Theoretical studies on the proton affinities of four different series of nano-size diamines and designing strong superbases based on fullerene(C60) molecule

Abstract

Density functional theory (B3LYP) calculation is used to determine the gas-phase proton affinities of four series of nano-size diamines (1–2.3 nm) including –(CH₂)_n–C₆₀–(CH₂)_n–, –(C₆H₄)_n–, –(CHCH)_n–, and –(CH₂)_n– spacers, where the maximum value of n is 5, 5, 9 and 15, respectively. The results showed that, in the case of diamines with two former spacers the first proton affinity, PA₁, decreases by increasing the value of n, while in the case of two latter diamines it increases by increasing the value of n.
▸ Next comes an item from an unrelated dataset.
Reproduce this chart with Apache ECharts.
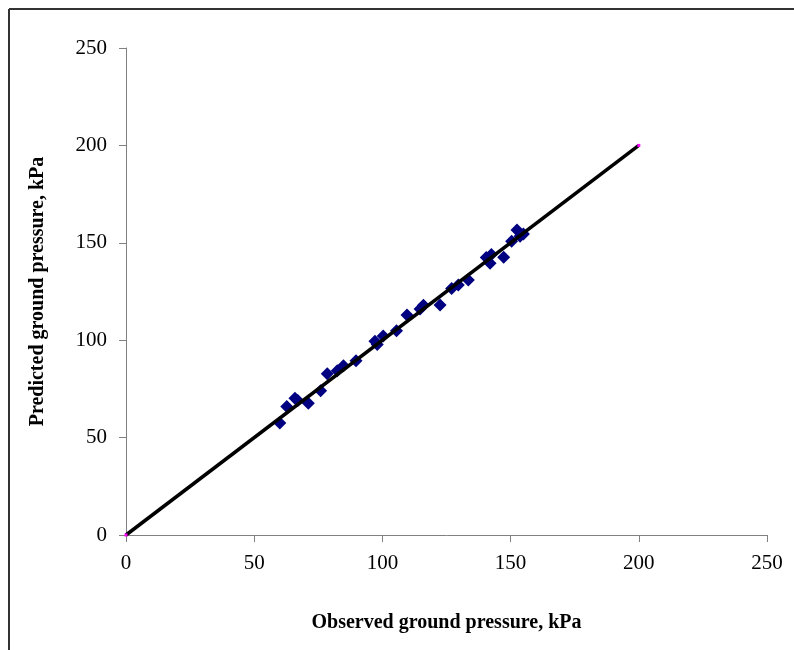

However, the second proton affinity, PA₂, and proton overallaffinity, PA_ov, of all above molecules, as expected, increases with increasing the value of n. Among all above compounds the greatest amounts of the PA₁ and PA₂ were calculated for H₂NCH₂–C₆₀–CH₂NH₂ and H₂N–(CH₂)₁₅–NH₂ molecules, respectively. It seems that the C₆₀ molecule has an increasing effect on PA₁ of diamines, while a saturated long aliphatic chain which separates well the positively charged nitrogen atoms has an increasing effect on PA₂ of diamines. The above results has led us to design new nano-size superbases with –N(CH₃)₂ or –NC{N(CH₃)₂}₂ basic groups on fullerene molecule. The amounts of PA₁, PA₂ and PA_ov, for one of these superbases are 1126.3, 786.6 and 1912.9 kJ mol⁻¹, respectively, indicating that it is one of the strongest superbases known so far.